Europe holds roughly 470 UNESCO World Heritage sites — more than any other continent — and around sixty of them are historic city cores inscribed for their architecture, urban fabric, or living cultural traditions. The list opens in 1978 with Krakow's historic centre, one of the very first twelve sites ever inscribed, and stretches forward to inscriptions still being added each summer. This guide is a working itinerary for sixteen of the most rewarding heritage cities, with the UNESCO criteria that justify each listing, the specific monuments that anchor a visit, and what it actually costs to walk through the door in 2026.
Fast Facts
| Detail | Info |
|---|---|
| UNESCO city sites in Europe | ~60 historic urban cores out of ~470 European sites (cultural inscriptions, excludes natural and industrial heritage) |
| Oldest inscription | Krakow historic centre — 1978, among the first twelve sites ever inscribed on the World Heritage List |
| Peak-season premium | Expect +30–50% on hotels in Florence, Venice, Prague and Bruges between June and August; April–May and October give the same monuments without the queue |
| Must-not-miss | Florence: Brunelleschi's dome (completed 1436), the architectural breakthrough that defined the Renaissance |
| Free walking access | The historic cores themselves cost nothing to enter — most UNESCO value sits in the streetscape; paid tickets apply only to specific monuments and museums |
What "World Heritage City" actually means
The UNESCO World Heritage List ranks sites against ten selection criteria, six cultural and four natural. A historic city core typically qualifies under three or four of them. Criterion (i) rewards a "masterpiece of human creative genius" — Florence's dome, Bruges's Béguinage. Criterion (ii) rewards cities that show "an important interchange of human values" across cultures or eras — Cordoba's Mezquita, where caliphal Islam, Mudéjar Christianity and Renaissance baroque meet on one footprint. Criterion (iv) rewards "an outstanding example of a type of building, architectural or technological ensemble" — Bath's Georgian terraces, Prague's intact medieval-baroque street plan. Criterion (vi) rewards association with "events, living traditions, ideas, beliefs, artistic and literary works" — Salzburg as Mozart's birthplace, Krakow as Poland's royal coronation city.

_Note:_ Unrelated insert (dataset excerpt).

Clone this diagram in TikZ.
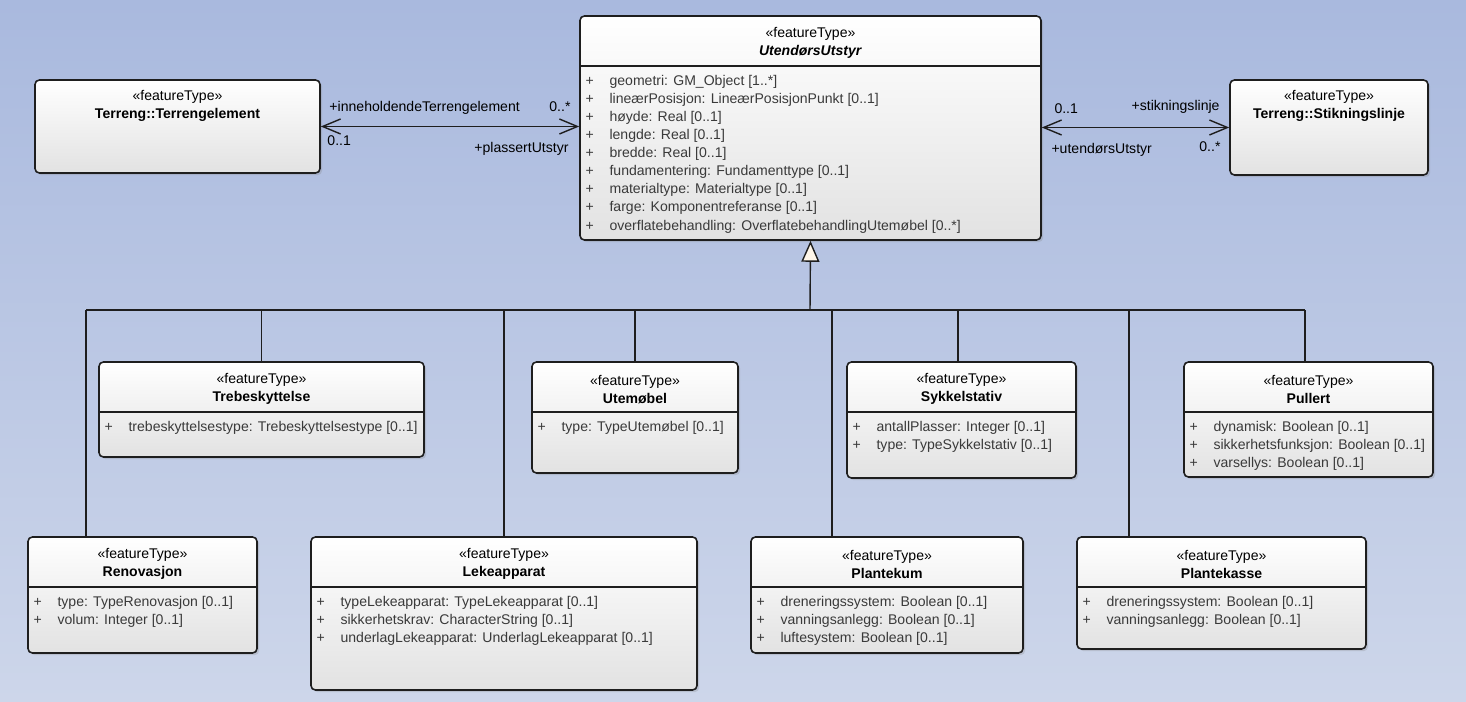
\documentclass[tikz,border=0pt]{standalone}
\usepackage{fontspec}
\setmainfont{Liberation Sans}
\usepackage{xcolor}
\definecolor{BgTop}{HTML}{A9B9DE}
\definecolor{BgBot}{HTML}{CDD6EA}
\definecolor{BoxLow}{HTML}{E2E2E2}
\definecolor{Edge}{HTML}{1E1E1E}
\definecolor{AttrText}{HTML}{3A3A3A}
\definecolor{Cream}{HTML}{FFF6E8}
\usepackage{tikz}
\usetikzlibrary{arrows.meta,fit,shadows}
\newcommand{\attr}[1]{\makebox[0.48cm][l]{+}#1}

\begin{document}
\begin{tikzpicture}[x=0.02cm,y=-0.02cm,
  every node/.style={font=\fontsize{8}{10.3}\selectfont,inner sep=0pt},
  cls/.style={draw=Edge,line width=0.9pt,rounded corners=2.5pt,top color=white,bottom color=BoxLow,
    drop shadow={shadow xshift=1.2pt,shadow yshift=-1.2pt,opacity=0.25}},
  head/.style={align=center,anchor=center},
  attrs/.style={align=left,anchor=north west,text=AttrText},
  sep/.style={draw=Edge,line width=0.9pt},
  line/.style={draw=Edge,line width=0.8pt},
  assoc/.style={line,{Straight Barb[length=0.36cm,width=0.3cm]}-{Straight Barb[length=0.36cm,width=0.3cm]}},
  gen/.style={line,-{Triangle[length=0.42cm,width=0.36cm,fill=Cream]}},
  lab/.style={font=\fontsize{8}{10}\selectfont}]
\useasboundingbox (0,0) rectangle (1466,702);
\shade[top color=BgTop,bottom color=BgBot] (0,0) rectangle (1466,702);

% boxes
\node[cls,fit={(580,16) (1041,240)}] (main) {};
\node[cls,fit={(35,80) (320,173)}] (terr) {};
\node[cls,fit={(1230,80) (1428,175)}] (stik) {};
\node[cls,fit={(99,362) (424,457)}] (trebes) {};
\node[cls,fit={(532,362) (738,473)}] (utemob) {};
\node[cls,fit={(847,362) (1076,478)}] (sykkel) {};
\node[cls,fit={(1184,362) (1433,477)}] (pullert) {};
\node[cls,fit={(28,537) (257,653)}] (renov) {};
\node[cls,fit={(311,537) (697,690)}] (leke) {};
\node[cls,fit={(751,537) (1023,653)}] (kum) {};
\node[cls,fit={(1077,537) (1366,649)}] (kasse) {};

% headers
\node[head] (main-h) at ([yshift=-0.56cm]main.north) {«featureType»\\\textbf{\textit{UtendørsUtstyr}}};
\node[head] (terr-h) at ([yshift=-0.54cm]terr.north) {«featureType»\\\textbf{Terreng::Terrengelement}};
\node[head] (stik-h) at ([yshift=-0.54cm]stik.north) {«featureType»\\\textbf{Terreng::Stikningslinje}};
\node[head] (trebes-h) at ([yshift=-0.56cm]trebes.north) {«featureType»\\\textbf{Trebeskyttelse}};
\node[head] (utemob-h) at ([yshift=-0.56cm]utemob.north) {«featureType»\\\textbf{Utemøbel}};
\node[head] (sykkel-h) at ([yshift=-0.56cm]sykkel.north) {«featureType»\\\textbf{Sykkelstativ}};
\node[head] (pullert-h) at ([yshift=-0.56cm]pullert.north) {«featureType»\\\textbf{Pullert}};
\node[head] (renov-h) at ([yshift=-0.56cm]renov.north) {«featureType»\\\textbf{Renovasjon}};
\node[head] (leke-h) at ([yshift=-0.56cm]leke.north) {«featureType»\\\textbf{Lekeapparat}};
\node[head] (kum-h) at ([yshift=-0.56cm]kum.north) {«featureType»\\\textbf{Plantekum}};
\node[head] (kasse-h) at ([yshift=-0.56cm]kasse.north) {«featureType»\\\textbf{Plantekasse}};

% compartments
\foreach \c in {main,trebes,utemob,sykkel,pullert,renov,leke,kum,kasse}
  \draw[sep] ([yshift=-1.02cm]\c.north west) -- ([yshift=-1.02cm]\c.north east);

\node[attrs] (main-a) at ([xshift=0.12cm,yshift=-1.19cm]main.north west)
  {\attr{geometri: GM\_Object [1..*]}\\\attr{lineærPosisjon: LineærPosisjonPunkt [0..1]}\\\attr{høyde: Real [0..1]}\\
   \attr{lengde: Real [0..1]}\\\attr{bredde: Real [0..1]}\\\attr{fundamentering: Fundamenttype [0..1]}\\
   \attr{materialtype: Materialtype [0..1]}\\\attr{farge: Komponentreferanse [0..1]}\\
   \attr{overflatebehandling: OverflatebehandlingUtemøbel [0..*]}};
\node[attrs] (trebes-a) at ([xshift=0.12cm,yshift=-1.19cm]trebes.north west)
  {\attr{trebeskyttelsestype: Trebeskyttelsestype [0..1]}};
\node[attrs] (utemob-a) at ([xshift=0.12cm,yshift=-1.19cm]utemob.north west)
  {\attr{type: TypeUtemøbel [0..1]}};
\node[attrs] (sykkel-a) at ([xshift=0.12cm,yshift=-1.19cm]sykkel.north west)
  {\attr{antallPlasser: Integer [0..1]}\\\attr{type: TypeSykkelstativ [0..1]}};
\node[attrs] (pullert-a) at ([xshift=0.12cm,yshift=-1.19cm]pullert.north west)
  {\attr{dynamisk: Boolean [0..1]}\\\attr{sikkerhetsfunksjon: Boolean [0..1]}\\\attr{varsellys: Boolean [0..1]}};
\node[attrs] (renov-a) at ([xshift=0.12cm,yshift=-1.19cm]renov.north west)
  {\attr{type: TypeRenovasjon [0..1]}\\\attr{volum: Integer [0..1]}};
\node[attrs] (leke-a) at ([xshift=0.12cm,yshift=-1.19cm]leke.north west)
  {\attr{typeLekeapparat: TypeLekeapparat [0..1]}\\\attr{sikkerhetskrav: CharacterString [0..1]}\\
   \attr{underlagLekeapparat: UnderlagLekeapparat [0..1]}};
\node[attrs] (kum-a) at ([xshift=0.12cm,yshift=-1.19cm]kum.north west)
  {\attr{dreneringssystem: Boolean [0..1]}\\\attr{vanningsanlegg: Boolean [0..1]}\\\attr{luftesystem: Boolean [0..1]}};
\node[attrs] (kasse-a) at ([xshift=0.12cm,yshift=-1.19cm]kasse.north west)
  {\attr{dreneringssystem: Boolean [0..1]}\\\attr{vanningsanlegg: Boolean [0..1]}};

% associations
\draw[assoc] (terr.east) -- (terr.east -| main.west)
  node[lab,at start,anchor=west,xshift=0.16cm,yshift=0.38cm] (l1) {+inneholdendeTerrengelement}
  node[lab,at start,anchor=west,xshift=0.12cm,yshift=-0.28cm] (l2) {0..1}
  node[lab,at end,anchor=east,xshift=-0.16cm,yshift=0.4cm] (l3) {0..*}
  node[lab,at end,anchor=east,xshift=-0.2cm,yshift=-0.44cm] (l4) {+plassertUtstyr};
\draw[assoc] (stik.west -| main.east) -- (stik.west)
  node[lab,at start,anchor=west,xshift=0.24cm,yshift=0.38cm] (r1) {0..1}
  node[lab,at start,anchor=west,xshift=0.18cm,yshift=-0.44cm] (r2) {+utendørsUtstyr}
  node[lab,at end,anchor=east,xshift=-0.18cm,yshift=0.42cm] (r3) {+stikningslinje}
  node[lab,at end,anchor=east,xshift=-0.16cm,yshift=-0.38cm] (r4) {0..*};

% generalization
\coordinate (bus) at (810,310);
\coordinate (renov-top) at ([xshift=-1.13cm]renov.north);
\coordinate (kum-top) at ([xshift=-1.1cm]kum.north);
\coordinate (kasse-top) at ([xshift=-1.85cm]kasse.north);
\coordinate (sykkel-top) at ([xshift=-0.07cm]sykkel.north);
\coordinate (pullert-top) at ([xshift=-0.07cm]pullert.north);
\draw[gen] (bus) -- (main.south);
\draw[line] (renov-top |- bus) -- (pullert-top |- bus);
\foreach \c in {renov-top,trebes.north,leke.north,utemob.north,kum-top,sykkel-top,kasse-top,pullert-top}
  \draw[line] (\c) -- (\c |- bus);
\end{tikzpicture}
\end{document}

A site can also lose its status. Vienna's historic centre spent eight years on the List of World Heritage in Danger over a planned high-rise development before being removed in 2024 — the same mechanism that delisted Liverpool's docks in 2021. Inscription is a recognition, not a guarantee.
For context on how cities use heritage status to anchor their cultural calendars, see our guide to European festivals across the year — many of the most resonant festivals happen inside UNESCO-listed cores.
Italy: five cities, five centuries
Italy has 61 UNESCO sites, more than any other country, and five of them are historic city cores within striking distance of each other.
Florence (inscribed 1982, ID 174)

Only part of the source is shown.